What the task requires
Look through the lines below and extract each one that contains "matplotlib".
━━ Dataset ━━
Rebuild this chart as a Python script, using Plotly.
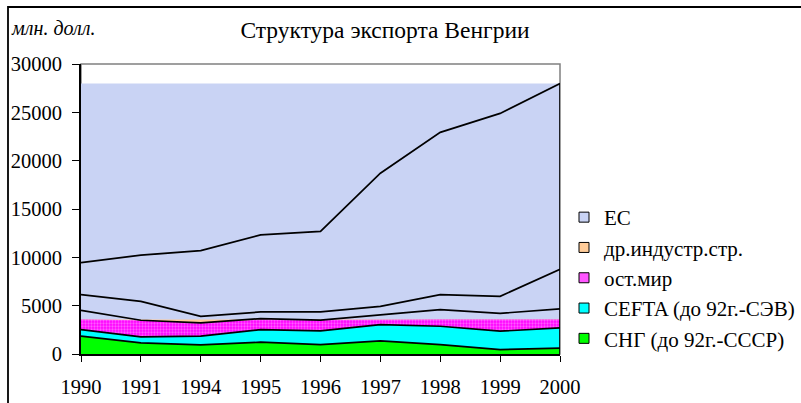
import numpy as np
import plotly.graph_objects as go

# ---------------- data ----------------
years = ["1990", "1991", "1994", "1995", "1996", "1997", "1998", "1999", "2000"]
sng = [1840, 1150, 950, 1220, 960, 1360, 980, 460, 600]          # СНГ (до 92г.-СССР)
cefta = [690, 620, 890, 1310, 1430, 1680, 1890, 1900, 2100]       # CEFTA (до 92г.-СЭВ)
ost_mir = [1990, 1720, 1380, 1130, 1120, 1040, 1720, 1850, 1960]  # ост.мир
dr_industr = [1620, 1960, 680, 690, 840, 850, 1550, 1760, 4110]   # др.индустр.стр.
es = [3320, 4770, 6800, 7980, 8330, 13770, 16790, 18920, 19220]   # ЕС
ost_fill_cap = 3560          # level up to which the patterned fill is painted
y_ticks = [0, 5000, 10000, 15000, 20000, 25000, 30000]
names = ["ЕС", "др.индустр.стр.", "ост.мир", "CEFTA (до 92г.-СЭВ)", "СНГ (до 92г.-СССР)"]

# ---------------- derived ----------------
x = list(range(len(years)))
c1 = np.array(sng, dtype=float)
c2 = c1 + np.array(cefta)
c3 = c2 + np.array(ost_mir)
c4 = c3 + np.array(dr_industr)
c5 = c4 + np.array(es)
n = len(years)
top = float(c5.max())

SERIF = "Liberation Serif"
C_ES = "#c9d3f4"
C_DR = "#ffcc99"
C_OST = "#ff00ff"
C_CEFTA = "#00ffff"
C_SNG = "#00ff00"

fig = go.Figure()

def rect_trace(level, color):
    return go.Scatter(x=[0, n - 1, n - 1, 0, 0], y=[0, 0, level, level, 0],
                      mode="lines", fill="toself", fillcolor=color,
                      line=dict(width=0), showlegend=False, hoverinfo="skip")

fig.add_trace(rect_trace(top, C_ES))
fig.add_trace(rect_trace(ost_fill_cap, C_DR))
fig.add_trace(go.Scatter(x=x, y=np.minimum(c3, ost_fill_cap), mode="lines", fill="tozeroy",
                         fillcolor=C_OST,
                         fillpattern=dict(shape=".", fgcolor="#ffb8ff", bgcolor=C_OST, size=3, solidity=0.45),
                         line=dict(width=0), showlegend=False, hoverinfo="skip"))
fig.add_trace(go.Scatter(x=x, y=c2, mode="lines", fill="tozeroy", fillcolor=C_CEFTA,
                         line=dict(width=0), showlegend=False, hoverinfo="skip"))
fig.add_trace(go.Scatter(x=x, y=c1, mode="lines", fill="tozeroy", fillcolor=C_SNG,
                         line=dict(width=0), showlegend=False, hoverinfo="skip"))

for s in [c1, c2, c3, c4, c5]:
    fig.add_trace(go.Scatter(x=x, y=s, mode="lines", line=dict(color="black", width=1.7),
                             showlegend=False, hoverinfo="skip"))
fig.add_trace(go.Scatter(x=[n - 1, n - 1], y=[0, c5[-1]], mode="lines",
                         line=dict(color="black", width=1.7), showlegend=False, hoverinfo="skip"))

legend_colors = [C_ES, C_DR, "#ff55ff", C_CEFTA, C_SNG]
for i, (nm, col) in enumerate(zip(names, legend_colors)):
    fig.add_trace(go.Scatter(x=[None], y=[None], mode="markers", name=nm, legendgroup=f"g{i}",
                             marker=dict(symbol="square", size=10, color=col,
                                         line=dict(color="black", width=1))))

# ---------------- layout ----------------
L, R, T, B = 81, 241, 64, 49
W, H = 801, 403
pw, ph = W - L - R, H - T - B

def px_x(p):
    return (p - L) / pw

def px_y(p):
    return (H - B - p) / ph

fig.update_layout(
    width=W, height=H,
    margin=dict(l=L, r=R, t=T, b=B, autoexpand=False),
    paper_bgcolor="white", plot_bgcolor="white",
    font=dict(family=SERIF, color="black", size=20),
    title=dict(text="Структура экспорта Венгрии", x=385 / W, xanchor="center",
               xref="container", y=1 - 30 / H, yanchor="middle", yref="container",
               font=dict(family=SERIF, size=23.5, color="black")),
    showlegend=True,
    legend=dict(xref="paper", yref="paper", x=px_x(564), xanchor="left",
                y=px_y(197), yanchor="top", bgcolor="rgba(0,0,0,0)", borderwidth=0,
                font=dict(family=SERIF, size=21, color="black"), tracegroupgap=0),
    xaxis=dict(range=[0, n - 1], tickmode="array", tickvals=x, ticktext=years,
               ticks="outside", ticklen=6, tickwidth=1.2, tickcolor="black",
               showline=True, linecolor="black", linewidth=1.6, automargin=False,
               showgrid=False, zeroline=False, ticklabelstandoff=8,
               tickfont=dict(family=SERIF, size=20.5, color="black")),
    yaxis=dict(range=[0, 30000], tickmode="array", tickvals=y_ticks, tickformat="d",
               ticks="outside", ticklen=7, tickwidth=1.2, tickcolor="black",
               showline=True, linecolor="black", linewidth=1.6, automargin=False,
               showgrid=False, zeroline=False, ticklabelstandoff=6,
               tickfont=dict(family=SERIF, size=20.5, color="black")),
    shapes=[
        dict(type="rect", xref="paper", yref="paper", x0=0, x1=1, y0=0, y1=1,
             line=dict(color="#808080", width=1.5), layer="below"),
        dict(type="rect", xref="paper", yref="paper", x0=px_x(8), x1=px_x(805),
             y0=px_y(406), y1=px_y(7), line=dict(color="black", width=1.8)),
    ],
    annotations=[
        dict(text="<i>млн. долл.</i>", xref="paper", yref="paper", x=px_x(9), y=px_y(28),
             xanchor="left", yanchor="middle", showarrow=False,
             font=dict(family=SERIF, size=20, color="black")),
    ],
)

fig.write_html("out.html", config={"responsive": False, "displayModeBar": False},
               post_script="document.body.style.margin='0';document.body.style.overflow='hidden';")
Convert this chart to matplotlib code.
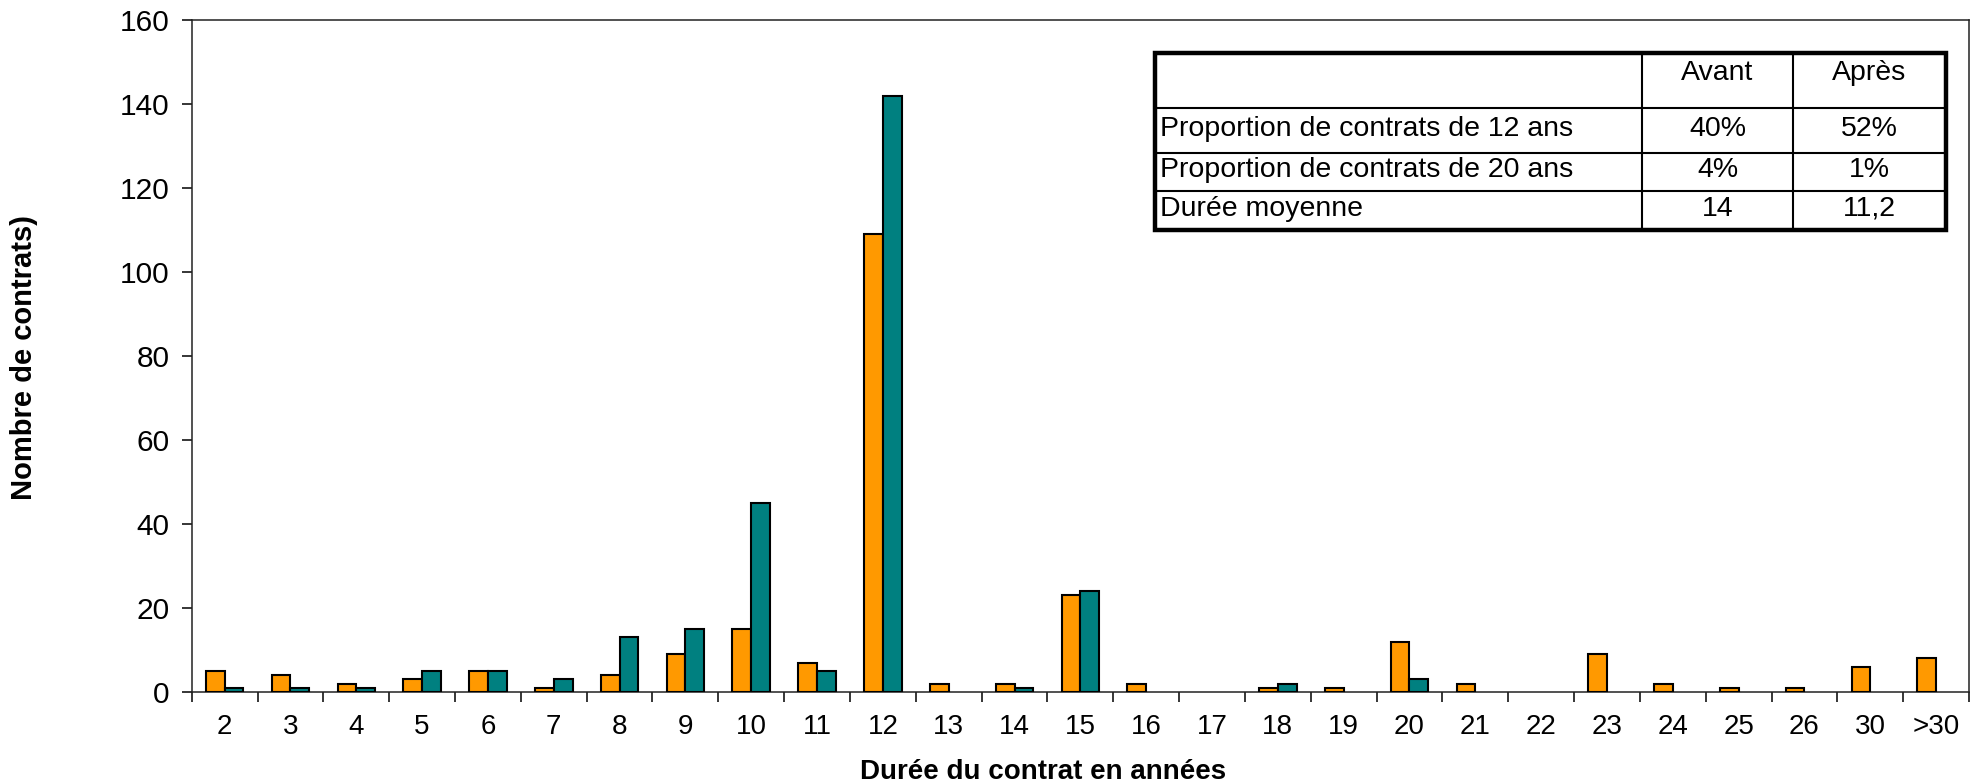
import numpy as np
import matplotlib
matplotlib.use("Agg")
import matplotlib.pyplot as plt
from matplotlib.patches import Rectangle

plt.rcParams['font.family'] = ['Liberation Sans', 'DejaVu Sans']

# durations (categories) and counts
durees = ['2', '3', '4', '5', '6', '7', '8', '9', '10', '11', '12', '13', '14',
          '15', '16', '17', '18', '19', '20', '21', '22', '23', '24', '25', '26',
          '30', '>30']
avant = [5, 4, 2, 3, 5, 1, 4, 9, 15, 7, 109, 2, 2, 23, 2, 0, 1, 1, 12, 2, 0, 9, 2, 1, 1, 6, 8]
apres = [1, 1, 1, 5, 5, 3, 13, 15, 45, 5, 142, 0, 1, 24, 0, 0, 2, 0, 3, 0, 0, 0, 0, 0, 0, 0, 0]

# summary table
tab_cols = ['', 'Avant', 'Après']
tab_rows = ['Proportion de contrats de 12 ans', 'Proportion de contrats de 20 ans', 'Durée moyenne']
tab_avant = ['40%', '4%', '14']
tab_apres = ['52%', '1%', '11,2']

W, H = 1979, 783
fig = plt.figure(figsize=(W / 100, H / 100), dpi=100)
ax = fig.add_axes([191.7 / W, 1 - 692 / H, (1969 - 191.7) / W, (692 - 20) / H])

x = np.arange(len(durees))
bw = 0.285
# empty categories get no bar at all
av = np.array(avant)
ap = np.array(apres)
ax.bar(x[av > 0] - bw / 2, av[av > 0], bw, color='#FF9900', edgecolor='black', linewidth=1.5, zorder=3)
ax.bar(x[ap > 0] + bw / 2, ap[ap > 0], bw, color='#008080', edgecolor='black', linewidth=1.5, zorder=3)

ax.set_xlim(-0.5, len(durees) - 0.5)
ax.set_ylim(0, 160)
ax.set_yticks(np.arange(0, 161, 20))
ax.tick_params(axis='y', direction='out', length=7, width=1.1, labelsize=21.5, pad=9)

# category ticks sit on boundaries, labels in the middle
ax.set_xticks(np.arange(-0.5, len(durees), 1.0))
ax.set_xticklabels([])
ax.set_xticks(x, minor=True)
ax.set_xticklabels(durees, minor=True)
ax.tick_params(axis='x', which='major', direction='out', length=7, width=1.1)
ax.tick_params(axis='x', which='minor', length=0, labelsize=20, pad=16)

for s in ax.spines.values():
    s.set_linewidth(1.1)
    s.set_color('#222222')

fig.text(1043 / W, 1 - 779 / H, 'Durée du contrat en années', ha='center', va='baseline',
         fontsize=20, fontweight='bold')
fig.text(24 / W, 1 - 357 / H, 'Nombre de contrats)', ha='center', va='center',
         rotation=90, fontsize=21, fontweight='bold')

# table drawn on an overlay in pixel coordinates
ov = fig.add_axes([0, 0, 1, 1])
ov.set_xlim(0, W)
ov.set_ylim(H, 0)
ov.axis('off')

tl, tr = 1155, 1946
cx = [tl, 1642, 1793, tr]
ry = [53, 108, 153, 191, 230]
ov.add_patch(Rectangle((tl, ry[0]), tr - tl, ry[-1] - ry[0], facecolor='white',
                       edgecolor='none', zorder=4))
for yy in ry[1:-1]:
    ov.plot([tl, tr], [yy, yy], color='black', lw=1.5, zorder=5)
for xx in cx[1:-1]:
    ov.plot([xx, xx], [ry[0], ry[-1]], color='black', lw=1.5, zorder=5)
ov.add_patch(Rectangle((tl, ry[0]), tr - tl, ry[-1] - ry[0], facecolor='none',
                       edgecolor='black', lw=3.2, zorder=6))

fs = 20.5
for j, h in enumerate(tab_cols[1:]):
    ov.text((cx[j + 1] + cx[j + 2]) / 2, 73, h, ha='center', va='center', fontsize=fs, zorder=7)
for i, lab in enumerate(tab_rows):
    yc = (ry[i + 1] + ry[i + 2]) / 2 - 2
    ov.text(tl + 5, yc, lab, ha='left', va='center', fontsize=fs, zorder=7)
    ov.text((cx[1] + cx[2]) / 2, yc, tab_avant[i], ha='center', va='center', fontsize=fs, zorder=7)
    ov.text((cx[2] + cx[3]) / 2, yc, tab_apres[i], ha='center', va='center', fontsize=fs, zorder=7)

fig.savefig('out.png', dpi=100)
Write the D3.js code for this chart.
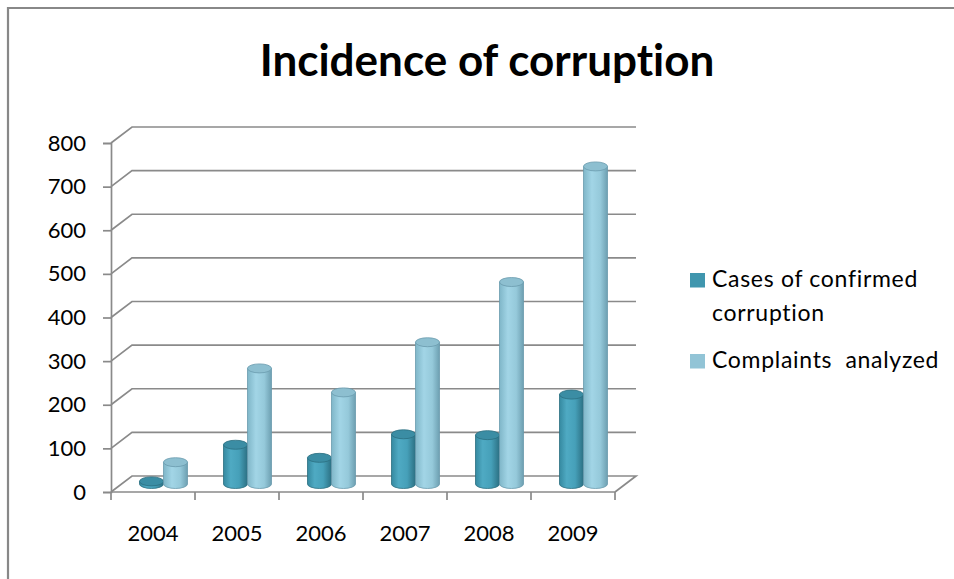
━━━
Full output
Convert this chart to matplotlib code.
import matplotlib
matplotlib.use("Agg")
import matplotlib.pyplot as plt
from matplotlib.patches import Rectangle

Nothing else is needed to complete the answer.